In de praktijk blijken veel gezondheidsprogramma’s volgens Abspoel op den duur nauwelijks te worden gebruikt, of alleen door de werknemers die tóch wel naar de sportschool zouden gaan. “Veel bedrijven bieden ad hoc programma’s en vergeten te onderzoeken of de werknemers tevreden zijn met het aanbod. Een lange termijn aanpak ontbreekt helaas vaak.”

Werkgevers die het wél goed doen, besteden continue aandacht aan het onderwerp gezondheid, in al haar facetten. Abspoel: “Je kunt natuurlijk niet over stoppen met roken beginnen, als je niets te melden hebt over werkstress of een gezonde werkplek. Het moet één geheel vormen.”

Bovendien moeten bedrijven in samenspraak met werknemers beslissen waar behoefte aan is. Dit is echter alleen mogelijk wanneer de bedrijfscultuur daar ook naar is, zegt Abspoel. “Goede bedrijven trainen de leidinggevenden om alert te zijn op werkstress en een ongezonde leefstijl. De relatie tussen werknemer en leidinggevende moet zodanig zijn, dat ook persoonlijke onderwerpen bespreekbaar zijn. Dat is de basis. Zonder een vertrouwensrelatie heeft het geen zin als de werkgever bijvoorbeeld afslankprogramma’s gaat aanbieden. In sommige bedrijven is de verhouding tussen werknemer en werkgever nogal traditioneel. Daar gaat overleg bij wijze van spreken alleen via de vakbond. Als een werkgever in zo’n bedrijf tegen een werknemer met een tijdelijk contract begint over zijn overgewicht, dan denkt die werknemer alleen maar: Wordt mijn contract soms niet verlengd als ik niet afval?”

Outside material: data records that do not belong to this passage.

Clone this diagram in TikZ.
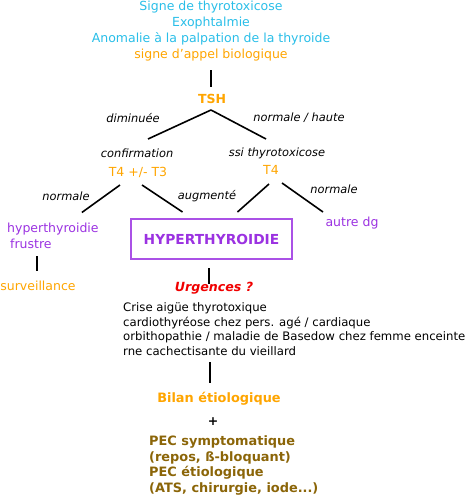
\documentclass[tikz,border=0pt]{standalone}
\usepackage{fontspec}
\setmainfont{DejaVu Sans}
\usetikzlibrary{calc}
\definecolor{signcyan}{RGB}{41,190,232}
\definecolor{bioorange}{RGB}{255,165,0}
\definecolor{diagpurple}{RGB}{155,50,225}
\definecolor{pecbrown}{RGB}{139,101,8}
\definecolor{urgred}{RGB}{240,0,0}

\begin{document}
\begin{tikzpicture}[
    x=1pt, y=-1pt,
    txt/.style={inner sep=0pt, font=\fontsize{12.5}{16}\selectfont, align=center},
    lbl/.style={inner sep=0pt, font=\fontsize{11.4}{13}\selectfont\itshape},
    bold/.style={inner sep=0pt, font=\fontsize{#1}{15.7}\selectfont\bfseries},
    bold/.default=12.5,
    ln/.style={line width=1.6pt}
]
\useasboundingbox (0,0) rectangle (468,498);
% signes d'appel
\node[txt, text=signcyan] (signs) at (211,31) {Signe de thyrotoxicose\\Exophtalmie\\Anomalie à la palpation de la thyroide\\\textcolor{bioorange}{signe d'appel biologique}};
\node[bold, text=bioorange] (tsh) at (212,99) {TSH};
\draw[ln] ($(tsh)+(-1,-29)$) -- ($(tsh)+(-1,-12)$);
% premier niveau
\node[lbl] (conf) at (137,153) {confirmation};
\node[txt, text=bioorange] (t4t3) at (138,172) {T4 +/- T3};
\node[lbl] (ssi) at (277,153) {ssi thyrotoxicose};
\node[txt, text=bioorange] (t4) at (271,170) {T4};
\node[lbl] (dim) at (133,118) {diminuée};
\node[lbl] (nh) at (299,118) {normale / haute};
\draw[ln] ($(tsh)+(-1,11)$) -- ($(conf)+(11,-14)$);
\draw[ln] ($(tsh)+(-1,11)$) -- ($(ssi)+(-11,-14)$);
% diagnostic
\node[draw=diagpurple!85, line width=2pt, minimum width=161pt, minimum height=40pt, text=diagpurple, font=\fontsize{13.8}{16}\selectfont\bfseries] (hyper) at (211.5,239) {HYPERTHYROIDIE};
\node[txt, align=left, anchor=west, text=diagpurple] (frustre) at (7,235.5) {hyperthyroidie\\\hspace{3pt}frustre};
\node[txt, text=diagpurple] (autre) at (352,223) {autre dg};
\node[lbl] (norml) at (66,196) {normale};
\node[lbl] (aug) at (207,196) {augmenté};
\node[lbl] (normr) at (334,189) {normale};
\draw[ln] ($(t4t3)+(-18,13)$) -- ($(frustre.north)+(29,-10)$);
\draw[ln] ($(t4t3)+(4,13)$) -- ($(hyper)+(-29,-27)$);
\draw[ln] ($(t4)+(-2,14)$) -- ($(hyper)+(26,-27)$);
\draw[ln] ($(t4)+(11,13)$) -- ($(autre)+(-29,-11)$);
\node[txt, text=bioorange] (surv) at (38,286) {surveillance};
\draw[ln] ($(surv)+(-1,-30)$) -- ($(surv)+(-1,-15)$);
% urgences
\node[inner sep=0pt, font=\fontsize{12.6}{14}\selectfont\bfseries\itshape, text=urgred] (urg) at (214,288) {Urgences ?};
\draw[ln] ($(urg)+(-5,-20)$) -- ($(urg)+(-5,-4)$);
\node[txt, align=left, anchor=west, font=\fontsize{11.7}{14.7}\selectfont] (urglist) at (123,329) {Crise aigüe thyrotoxique\\cardiothyréose chez pers. agé / cardiaque\\orbithopathie / maladie de Basedow chez femme enceinte\\rne cachectisante du vieillard};
% prise en charge
\node[bold=12.9, text=bioorange] (bilan) at (219,399) {Bilan étiologique};
\draw[ln] ($(bilan)+(-9,-37)$) -- ($(bilan)+(-9,-16)$);
\node[bold] (plus) at (213,422) {+};
\node[bold=12.9, align=left, anchor=west, text=pecbrown] (pec) at (149,465.5) {PEC symptomatique\\(repos, ß-bloquant)\\PEC étiologique\\(ATS, chirurgie, iode...)};
\end{tikzpicture}
\end{document}
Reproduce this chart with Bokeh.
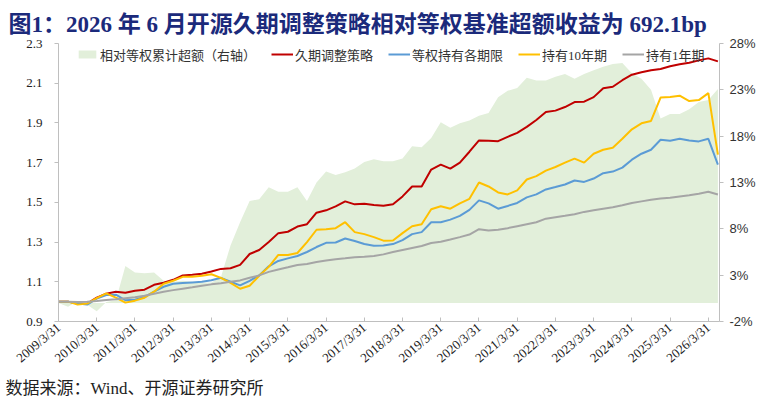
from bokeh.plotting import figure
from bokeh.models import (Range1d, LinearAxis, FixedTicker, Legend, LegendItem,
                          Title, PrintfTickFormatter)
from bokeh.embed import file_html
from bokeh.resources import INLINE

# month index counted from 2009-03 (quarterly observations)
months = [0, 3, 6, 9, 12, 15, 18, 21, 24, 27, 30, 33, 36, 39, 42, 45, 48, 51, 54, 57,
          60, 63, 66, 69, 72, 75, 78, 81, 84, 87, 90, 93, 96, 99, 102, 105, 108, 111, 114, 117,
          120, 123, 126, 129, 132, 135, 138, 141, 144, 147, 150, 153, 156, 159, 162, 165, 168, 171, 174, 177,
          180, 183, 186, 189, 192, 195, 198, 201, 204, 207]

duration_strategy = [1.00, 1.00, 0.99, 0.99, 1.02, 1.04, 1.05, 1.045, 1.055, 1.06,
                     1.085, 1.095, 1.11, 1.132, 1.135, 1.14, 1.152, 1.165, 1.168, 1.185,
                     1.24, 1.26, 1.30, 1.345, 1.352, 1.378, 1.39, 1.448, 1.46, 1.48,
                     1.505, 1.49, 1.493, 1.487, 1.483, 1.49, 1.53, 1.58, 1.58, 1.665,
                     1.69, 1.67, 1.70, 1.755, 1.812, 1.81, 1.808, 1.83, 1.85, 1.88,
                     1.915, 1.955, 1.962, 1.98, 2.005, 2.007, 2.03, 2.075, 2.082, 2.115,
                     2.143, 2.155, 2.165, 2.172, 2.185, 2.195, 2.203, 2.215, 2.225, 2.21]

equal_weight = [1.00, 1.00, 0.99, 0.985, 1.015, 1.033, 1.035, 1.007, 1.01, 1.023,
                1.05, 1.075, 1.09, 1.094, 1.097, 1.10, 1.108, 1.12, 1.10, 1.082,
                1.105, 1.132, 1.178, 1.205, 1.218, 1.23, 1.25, 1.275, 1.296, 1.298,
                1.318, 1.305, 1.29, 1.282, 1.283, 1.29, 1.31, 1.34, 1.35, 1.40,
                1.40, 1.413, 1.432, 1.462, 1.51, 1.495, 1.468, 1.482, 1.497, 1.525,
                1.54, 1.565, 1.577, 1.59, 1.61, 1.603, 1.62, 1.647, 1.655, 1.675,
                1.715, 1.745, 1.765, 1.815, 1.81, 1.82, 1.812, 1.807, 1.82, 1.69]

hold_10y = [1.00, 1.00, 0.985, 0.99, 1.018, 1.042, 1.02, 0.995, 1.005, 1.02,
            1.05, 1.09, 1.105, 1.125, 1.125, 1.13, 1.138, 1.12, 1.095, 1.065,
            1.08, 1.13, 1.175, 1.235, 1.235, 1.245, 1.30, 1.362, 1.365, 1.37,
            1.40, 1.35, 1.34, 1.325, 1.307, 1.308, 1.345, 1.38, 1.39, 1.465,
            1.48, 1.468, 1.495, 1.518, 1.60, 1.58, 1.55, 1.54, 1.56, 1.615,
            1.632, 1.66, 1.678, 1.70, 1.72, 1.70, 1.745, 1.765, 1.775, 1.82,
            1.868, 1.898, 1.91, 2.028, 2.03, 2.037, 2.01, 2.015, 2.05, 1.74]

hold_1y = [1.00, 1.00, 0.998, 1.00, 1.003, 1.008, 1.012, 1.017, 1.022, 1.03,
           1.04, 1.05, 1.058, 1.065, 1.072, 1.08, 1.087, 1.093, 1.10, 1.107,
           1.12, 1.132, 1.15, 1.162, 1.173, 1.185, 1.19, 1.20, 1.207, 1.214,
           1.218, 1.223, 1.226, 1.23, 1.238, 1.25, 1.26, 1.27, 1.28, 1.295,
           1.302, 1.313, 1.325, 1.338, 1.365, 1.358, 1.362, 1.37, 1.38, 1.39,
           1.40, 1.418, 1.425, 1.432, 1.44, 1.452, 1.46, 1.468, 1.475, 1.485,
           1.497, 1.505, 1.513, 1.52, 1.523, 1.53, 1.536, 1.543, 1.553, 1.54]

# cumulative excess vs equal-weight benchmark, % (right axis)
excess_pct = [0.0, -0.4, 0.2, -0.2, -0.9, 0.1, 0.3, 4.0, 3.3, 3.2,
              3.3, 2.4, 2.3, 2.4, 2.3, 2.2, 2.2, 2.8, 6.2, 8.7,
              11.0, 11.2, 12.5, 12.0, 12.0, 12.5, 11.0, 13.0, 14.2, 13.8,
              14.1, 14.5, 15.2, 15.5, 15.3, 15.3, 15.6, 16.9, 16.8, 17.8,
              19.5, 18.9, 19.4, 19.7, 20.2, 20.5, 22.2, 22.9, 23.2, 24.3,
              24.0, 24.0, 24.4, 24.7, 24.2, 24.7, 25.1, 25.5, 25.8, 25.9,
              24.8, 24.2, 23.0, 19.9, 20.4, 20.4, 20.9, 21.7, 21.9, 23.1]

x_tick_labels = ["2009/3/31", "2010/3/31", "2011/3/31", "2012/3/31", "2013/3/31",
                 "2014/3/31", "2015/3/31", "2016/3/31", "2017/3/31", "2018/3/31",
                 "2019/3/31", "2020/3/31", "2021/3/31", "2022/3/31", "2023/3/31",
                 "2024/3/31", "2025/3/31", "2026/3/31"]
left_ticks = [0.9, 1.1, 1.3, 1.5, 1.7, 1.9, 2.1, 2.3]
right_ticks = [-2, 3, 8, 13, 18, 23, 28]

series_names = ["相对等权累计超额（右轴）", "久期调整策略", "等权持有各期限", "持有10年期", "持有1年期"]
title_text = "图1：2026 年 6 月开源久期调整策略相对等权基准超额收益为 692.1bp"
source_text = "数据来源：Wind、开源证券研究所"

SERIF = "Liberation Serif, Noto Sans CJK SC"
AXIS_C = "#BFBFBF"

p = figure(width=758, height=401, output_backend="svg", toolbar_location=None,
           x_range=Range1d(0, 207.5), y_range=Range1d(0.9, 2.3),
           min_border_left=58, min_border_right=38, min_border_top=43, min_border_bottom=78,
           background_fill_color="white", border_fill_color="white")
p.outline_line_color = None
p.xgrid.visible = False
p.ygrid.visible = False
p.extra_y_ranges = {"r": Range1d(-2, 28)}

r_area = p.varea(x=months, y1=0, y2=excess_pct, y_range_name="r",
                 fill_color="#E2EFDA", fill_alpha=1.0)
r_red = p.line(months, duration_strategy, line_color="#C00000", line_width=2)
r_blue = p.line(months, equal_weight, line_color="#5B9BD5", line_width=2)
r_yel = p.line(months, hold_10y, line_color="#FFC000", line_width=2)
r_gray = p.line(months, hold_1y, line_color="#A5A5A5", line_width=2)

# x axis
xa = p.xaxis[0]
xa.ticker = FixedTicker(ticks=[12 * i for i in range(len(x_tick_labels))])
xa.major_label_overrides = {12 * i: s for i, s in enumerate(x_tick_labels)}
xa.major_label_orientation = 0.7
xa.major_label_text_font = "Liberation Serif"
xa.major_label_text_font_size = "13px"
xa.major_label_text_color = "#222222"
xa.axis_line_color = AXIS_C
xa.major_tick_line_color = AXIS_C
xa.major_tick_in = 4
xa.major_tick_out = 0
xa.minor_tick_line_color = None
xa.major_label_standoff = 4

# left axis
ya = p.yaxis[0]
ya.ticker = FixedTicker(ticks=left_ticks)
ya.formatter = PrintfTickFormatter(format="%.1f")
ya.major_label_text_font = "Liberation Serif"
ya.major_label_text_font_size = "13px"
ya.major_label_text_color = "#222222"
ya.axis_line_color = AXIS_C
ya.major_tick_line_color = AXIS_C
ya.major_tick_in = 0
ya.major_tick_out = 4
ya.minor_tick_line_color = None
ya.major_label_standoff = 12

# right axis
ra = LinearAxis(y_range_name="r", ticker=FixedTicker(ticks=right_ticks),
                formatter=PrintfTickFormatter(format="%d%%"))
ra.major_label_text_font = "Liberation Sans"
ra.major_label_text_font_size = "13px"
ra.major_label_text_color = "#333333"
ra.axis_line_color = AXIS_C
ra.major_tick_line_color = AXIS_C
ra.major_tick_in = 0
ra.major_tick_out = 4
ra.minor_tick_line_color = None
ra.major_label_standoff = 6
p.add_layout(ra, "right")

legend = Legend(items=[LegendItem(label=series_names[0], renderers=[r_area]),
                       LegendItem(label=series_names[1], renderers=[r_red]),
                       LegendItem(label=series_names[2], renderers=[r_blue]),
                       LegendItem(label=series_names[3], renderers=[r_yel]),
                       LegendItem(label=series_names[4], renderers=[r_gray])],
                location="top_left", orientation="horizontal")
legend.label_text_font = SERIF
legend.label_text_font_size = "13px"
legend.label_text_color = "#333333"
legend.glyph_width = 22
legend.glyph_height = 10
legend.label_standoff = 2
legend.spacing = 15
legend.padding = 0
legend.margin = 0
legend.label_height = 20
legend.border_line_color = None
legend.background_fill_alpha = 0
legend.location = (18, 257)
p.add_layout(legend)

p.title = Title(text=title_text, align="left", offset=-50, standoff=14,
                text_font=SERIF, text_font_size="23px", text_font_style="bold",
                text_color="#1B2A7B")

footer = Title(text=source_text, align="left", offset=-53, standoff=7,
               text_font=SERIF, text_font_size="17px", text_font_style="normal",
               text_color="#222222")
p.add_layout(footer, "below")

open("out.html", "w").write(file_html(p, INLINE))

Door voortdurende aandacht en overleg is het ook niet moeilijk om de wederkerigheid te benadrukken, zegt Abspoel. “Ook de werknemer wordt er immers beter van. Het is heus niet alleen in het belang van de werkgever. Als de werknemers zelf ook hun gezondheid willen verbeteren en de werkgever faciliteert dat, dan mag de werkgever ook best wat van hen verwachten. Het hoeft niet allemaal vrijblijvend te zijn. Werkgevers én werknemers hebben verantwoordelijkheid.”